Source: Agriseco Research
Agriseco Research expects the revenue and profit of SIP to remain stable in 2024. The company has more than 11,000 billion dong of unrealized revenue, which will be recognized in the business results in the coming years.
On August 8, 2023, SIP was transferred from UPCoM to HOSE. SIP does not currently meet the requirements for margin trading as the listing time is less than 6 months. With stable business results and healthy financial condition, it is expected that SIP‘s liquidity will be improved by attracting additional investment funds when margin trading is reinstated.
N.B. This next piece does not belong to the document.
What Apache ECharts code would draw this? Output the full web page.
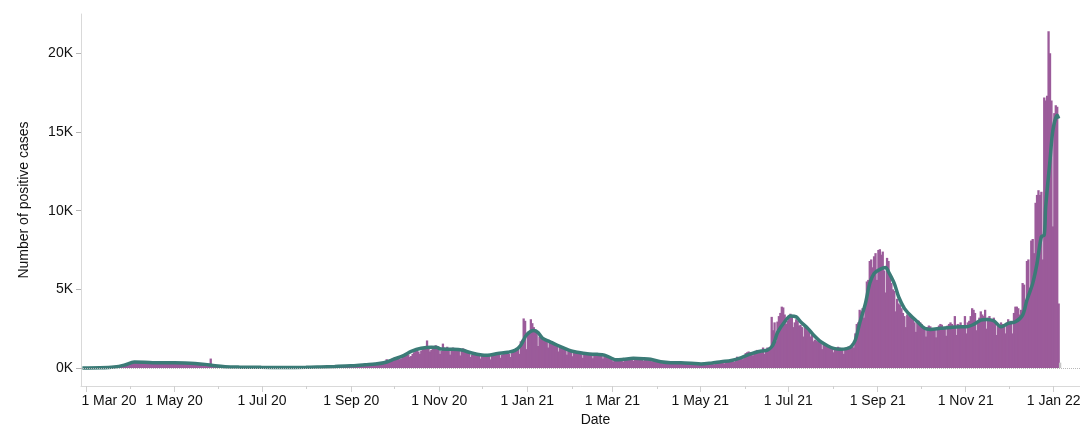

Agriseco Research evaluates SIP as a potential stock for investment. The company has a large-scale commercial land fund of 1,000 hectares in Ho Chi Minh City, Dong Nai, and Tay Ninh. At the same time, SIP is developing Phuoc Dong Industrial Park Phase 3 (650 hectares), which is expected to be a growth driver in the next 5-10 years. In addition, the expected rental price will increase by 6-8% compared to the same period, and there will be stable revenue from the electricity and water infrastructure business.
SIP stock is currently trading at a P/B ratio of approximately 3.4x, lower than the 5-year average in the past. At the same time, SIP pays regular cash dividends of 30-45%. Therefore, this securities company recommends holding SIP stock with a target price of 84,000 dong/share in the next 1 year.